A run of records:

[Begin]

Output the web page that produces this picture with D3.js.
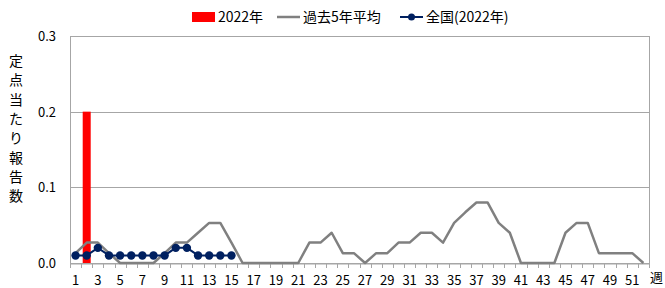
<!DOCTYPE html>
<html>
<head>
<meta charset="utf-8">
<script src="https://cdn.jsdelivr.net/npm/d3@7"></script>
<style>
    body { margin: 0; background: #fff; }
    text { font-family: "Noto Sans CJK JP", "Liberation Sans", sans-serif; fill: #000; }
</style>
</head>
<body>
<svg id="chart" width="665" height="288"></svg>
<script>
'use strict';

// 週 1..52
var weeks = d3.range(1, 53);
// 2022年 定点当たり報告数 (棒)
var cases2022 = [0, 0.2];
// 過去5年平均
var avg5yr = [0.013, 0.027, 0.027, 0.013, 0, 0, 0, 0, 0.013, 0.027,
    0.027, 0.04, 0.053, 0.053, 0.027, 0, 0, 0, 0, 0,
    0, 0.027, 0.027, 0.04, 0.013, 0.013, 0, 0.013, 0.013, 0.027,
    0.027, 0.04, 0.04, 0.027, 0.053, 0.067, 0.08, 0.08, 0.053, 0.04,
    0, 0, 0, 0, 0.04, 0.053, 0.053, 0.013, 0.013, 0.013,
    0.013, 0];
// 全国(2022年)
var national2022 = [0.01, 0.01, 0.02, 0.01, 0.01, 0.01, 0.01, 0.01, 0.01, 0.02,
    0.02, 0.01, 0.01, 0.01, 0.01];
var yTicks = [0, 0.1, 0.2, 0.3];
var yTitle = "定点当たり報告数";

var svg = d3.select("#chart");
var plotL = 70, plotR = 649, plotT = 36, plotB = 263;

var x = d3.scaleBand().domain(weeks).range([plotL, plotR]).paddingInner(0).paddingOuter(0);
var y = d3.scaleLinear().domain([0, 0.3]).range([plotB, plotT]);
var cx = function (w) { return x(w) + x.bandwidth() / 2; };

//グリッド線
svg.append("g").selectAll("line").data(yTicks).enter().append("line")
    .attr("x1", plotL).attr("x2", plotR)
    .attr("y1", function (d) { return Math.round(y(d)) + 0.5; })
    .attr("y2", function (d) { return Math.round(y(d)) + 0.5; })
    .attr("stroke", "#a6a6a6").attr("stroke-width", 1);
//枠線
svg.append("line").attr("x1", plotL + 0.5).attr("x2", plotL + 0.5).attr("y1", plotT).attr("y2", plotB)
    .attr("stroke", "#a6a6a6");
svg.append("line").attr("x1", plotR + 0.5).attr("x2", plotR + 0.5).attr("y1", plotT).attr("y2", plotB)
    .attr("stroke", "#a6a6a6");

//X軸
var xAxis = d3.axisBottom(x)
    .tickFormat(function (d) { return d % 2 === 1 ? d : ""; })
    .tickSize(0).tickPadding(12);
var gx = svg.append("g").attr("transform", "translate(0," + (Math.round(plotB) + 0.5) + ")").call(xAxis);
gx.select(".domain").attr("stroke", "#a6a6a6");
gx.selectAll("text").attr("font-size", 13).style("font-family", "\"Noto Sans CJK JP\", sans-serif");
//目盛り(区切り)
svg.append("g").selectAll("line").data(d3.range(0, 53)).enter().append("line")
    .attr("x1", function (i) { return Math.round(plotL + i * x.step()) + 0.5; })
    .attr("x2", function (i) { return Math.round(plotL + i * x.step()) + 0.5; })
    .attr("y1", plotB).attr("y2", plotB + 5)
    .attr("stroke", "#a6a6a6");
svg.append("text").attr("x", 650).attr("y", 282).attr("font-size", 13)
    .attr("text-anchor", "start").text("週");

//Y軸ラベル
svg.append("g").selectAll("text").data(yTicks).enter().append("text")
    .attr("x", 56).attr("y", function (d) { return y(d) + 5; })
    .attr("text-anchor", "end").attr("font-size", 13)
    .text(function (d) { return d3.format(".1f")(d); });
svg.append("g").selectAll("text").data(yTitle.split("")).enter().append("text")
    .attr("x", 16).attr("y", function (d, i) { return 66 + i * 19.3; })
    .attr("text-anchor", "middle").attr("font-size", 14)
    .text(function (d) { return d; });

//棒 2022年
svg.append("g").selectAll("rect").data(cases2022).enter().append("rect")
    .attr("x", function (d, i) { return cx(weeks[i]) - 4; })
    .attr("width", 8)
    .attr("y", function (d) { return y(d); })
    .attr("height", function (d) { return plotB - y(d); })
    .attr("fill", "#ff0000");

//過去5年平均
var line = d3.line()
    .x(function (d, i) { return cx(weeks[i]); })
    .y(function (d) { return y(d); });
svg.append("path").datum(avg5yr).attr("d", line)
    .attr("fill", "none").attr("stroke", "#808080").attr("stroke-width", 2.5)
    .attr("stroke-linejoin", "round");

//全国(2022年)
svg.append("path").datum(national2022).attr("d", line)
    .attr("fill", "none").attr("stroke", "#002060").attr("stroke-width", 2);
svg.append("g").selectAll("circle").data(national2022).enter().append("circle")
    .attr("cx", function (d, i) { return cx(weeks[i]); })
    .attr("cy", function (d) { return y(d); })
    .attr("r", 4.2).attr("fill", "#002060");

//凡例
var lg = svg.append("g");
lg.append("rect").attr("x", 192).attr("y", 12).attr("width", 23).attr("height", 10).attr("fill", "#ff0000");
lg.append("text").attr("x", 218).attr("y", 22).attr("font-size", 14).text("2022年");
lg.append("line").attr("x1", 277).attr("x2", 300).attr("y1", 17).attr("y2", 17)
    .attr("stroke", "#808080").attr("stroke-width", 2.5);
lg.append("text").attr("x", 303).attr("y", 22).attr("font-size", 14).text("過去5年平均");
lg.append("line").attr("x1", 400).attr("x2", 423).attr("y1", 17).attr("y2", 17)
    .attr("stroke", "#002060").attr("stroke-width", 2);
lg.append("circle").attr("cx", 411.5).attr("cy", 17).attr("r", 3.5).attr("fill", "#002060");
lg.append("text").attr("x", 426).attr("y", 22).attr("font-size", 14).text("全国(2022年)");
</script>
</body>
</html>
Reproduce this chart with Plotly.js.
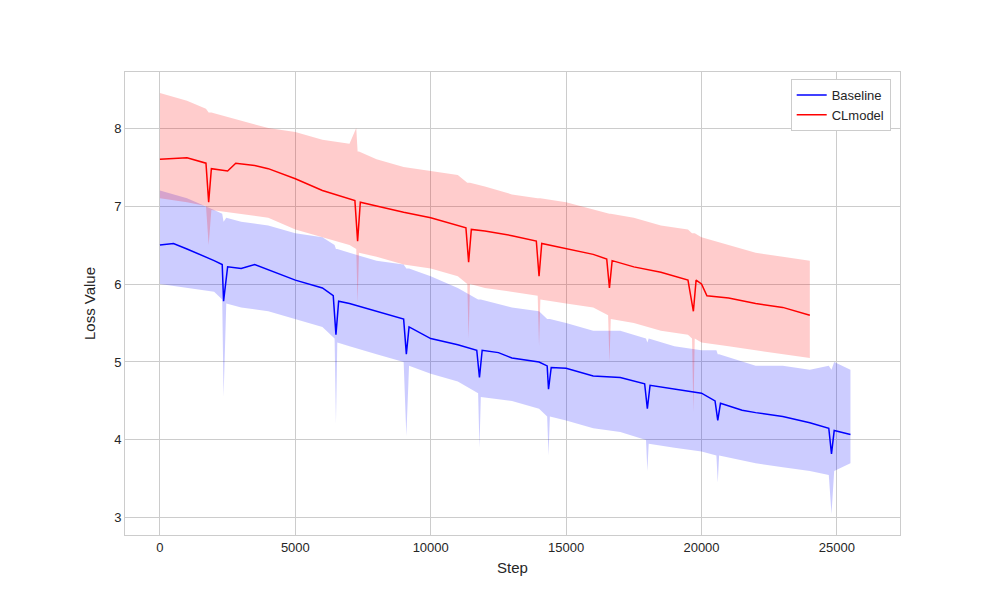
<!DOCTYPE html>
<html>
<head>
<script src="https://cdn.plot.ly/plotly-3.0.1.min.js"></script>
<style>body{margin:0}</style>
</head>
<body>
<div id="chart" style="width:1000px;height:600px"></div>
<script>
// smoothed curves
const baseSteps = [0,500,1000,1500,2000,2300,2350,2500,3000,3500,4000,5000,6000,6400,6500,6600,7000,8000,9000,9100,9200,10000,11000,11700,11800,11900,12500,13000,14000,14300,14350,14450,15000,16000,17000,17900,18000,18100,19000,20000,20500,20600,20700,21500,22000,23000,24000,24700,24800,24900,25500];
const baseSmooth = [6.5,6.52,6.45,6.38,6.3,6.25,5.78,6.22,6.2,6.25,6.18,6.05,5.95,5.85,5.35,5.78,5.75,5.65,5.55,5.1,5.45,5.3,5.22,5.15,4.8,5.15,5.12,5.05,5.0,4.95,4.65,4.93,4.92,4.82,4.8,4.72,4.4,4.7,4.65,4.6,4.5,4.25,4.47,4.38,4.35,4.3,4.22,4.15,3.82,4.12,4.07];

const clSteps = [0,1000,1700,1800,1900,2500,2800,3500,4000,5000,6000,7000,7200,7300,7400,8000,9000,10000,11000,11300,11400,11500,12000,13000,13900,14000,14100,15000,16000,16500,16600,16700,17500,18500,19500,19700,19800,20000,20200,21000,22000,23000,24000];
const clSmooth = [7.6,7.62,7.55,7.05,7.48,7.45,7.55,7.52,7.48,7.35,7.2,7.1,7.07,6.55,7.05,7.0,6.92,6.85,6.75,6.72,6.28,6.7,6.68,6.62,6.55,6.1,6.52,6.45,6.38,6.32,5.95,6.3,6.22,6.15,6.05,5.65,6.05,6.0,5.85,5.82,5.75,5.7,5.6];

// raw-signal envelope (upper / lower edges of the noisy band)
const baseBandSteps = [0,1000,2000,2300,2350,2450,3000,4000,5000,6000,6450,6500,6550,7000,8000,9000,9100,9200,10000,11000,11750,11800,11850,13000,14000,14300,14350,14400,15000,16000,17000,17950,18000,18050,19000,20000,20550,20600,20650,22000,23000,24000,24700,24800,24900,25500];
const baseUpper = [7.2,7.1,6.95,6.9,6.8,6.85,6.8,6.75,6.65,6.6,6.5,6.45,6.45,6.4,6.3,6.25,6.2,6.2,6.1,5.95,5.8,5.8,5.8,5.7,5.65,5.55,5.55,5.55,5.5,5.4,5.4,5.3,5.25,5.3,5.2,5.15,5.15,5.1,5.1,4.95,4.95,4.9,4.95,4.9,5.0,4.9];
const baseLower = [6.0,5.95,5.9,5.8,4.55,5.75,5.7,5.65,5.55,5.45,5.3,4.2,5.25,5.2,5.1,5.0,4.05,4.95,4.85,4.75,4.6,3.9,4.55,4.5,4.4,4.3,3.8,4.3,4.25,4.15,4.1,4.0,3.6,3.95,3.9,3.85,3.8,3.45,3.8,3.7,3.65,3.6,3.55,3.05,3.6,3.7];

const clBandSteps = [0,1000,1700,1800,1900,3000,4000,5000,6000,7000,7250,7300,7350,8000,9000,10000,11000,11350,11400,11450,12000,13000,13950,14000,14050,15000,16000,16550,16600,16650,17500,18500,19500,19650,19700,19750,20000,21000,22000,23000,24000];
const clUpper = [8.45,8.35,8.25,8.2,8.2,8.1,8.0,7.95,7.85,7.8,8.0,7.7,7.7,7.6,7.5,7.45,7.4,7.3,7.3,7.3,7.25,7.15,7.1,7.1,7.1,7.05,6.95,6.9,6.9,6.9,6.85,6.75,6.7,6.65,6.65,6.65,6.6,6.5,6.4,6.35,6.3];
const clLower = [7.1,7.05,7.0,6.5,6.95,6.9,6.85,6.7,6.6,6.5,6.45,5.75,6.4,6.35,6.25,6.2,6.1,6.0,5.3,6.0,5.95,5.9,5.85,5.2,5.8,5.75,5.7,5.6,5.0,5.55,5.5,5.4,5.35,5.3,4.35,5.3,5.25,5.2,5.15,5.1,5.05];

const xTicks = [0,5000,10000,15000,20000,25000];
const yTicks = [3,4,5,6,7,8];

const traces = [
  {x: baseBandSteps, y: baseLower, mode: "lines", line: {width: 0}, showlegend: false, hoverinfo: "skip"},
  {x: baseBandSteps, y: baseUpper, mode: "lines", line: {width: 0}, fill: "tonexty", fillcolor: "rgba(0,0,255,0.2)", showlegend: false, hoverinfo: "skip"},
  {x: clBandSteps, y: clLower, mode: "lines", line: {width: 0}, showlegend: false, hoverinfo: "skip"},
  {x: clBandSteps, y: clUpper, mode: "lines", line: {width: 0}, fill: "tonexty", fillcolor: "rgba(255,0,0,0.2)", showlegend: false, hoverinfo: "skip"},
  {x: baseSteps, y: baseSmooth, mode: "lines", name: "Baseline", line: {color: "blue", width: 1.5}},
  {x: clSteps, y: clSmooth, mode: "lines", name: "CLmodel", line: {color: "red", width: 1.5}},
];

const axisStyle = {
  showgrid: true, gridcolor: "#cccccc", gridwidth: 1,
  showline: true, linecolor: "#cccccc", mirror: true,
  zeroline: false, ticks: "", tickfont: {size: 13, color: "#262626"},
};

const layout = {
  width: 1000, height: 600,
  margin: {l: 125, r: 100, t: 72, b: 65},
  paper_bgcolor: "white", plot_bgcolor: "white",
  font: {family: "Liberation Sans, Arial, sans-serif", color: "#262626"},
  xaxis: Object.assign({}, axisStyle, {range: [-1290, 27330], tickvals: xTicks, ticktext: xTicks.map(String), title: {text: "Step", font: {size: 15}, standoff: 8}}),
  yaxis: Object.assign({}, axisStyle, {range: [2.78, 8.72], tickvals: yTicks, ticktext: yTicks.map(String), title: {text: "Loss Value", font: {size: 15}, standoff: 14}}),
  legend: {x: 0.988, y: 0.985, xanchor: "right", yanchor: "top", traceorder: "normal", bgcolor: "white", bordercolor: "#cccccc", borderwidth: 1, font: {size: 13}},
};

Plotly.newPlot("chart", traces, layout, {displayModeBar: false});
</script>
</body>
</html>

[End]

**STATED EXERCISE**
From the listing above, copy all lines holding the word "chart".

**FULL SOLUTION**
<svg id="chart" width="665" height="288"></svg>
var svg = d3.select("#chart");
Reproduce this chart with Plotly.js.
<div id="chart" style="width:1000px;height:600px"></div>
Plotly.newPlot("chart", traces, layout, {displayModeBar: false});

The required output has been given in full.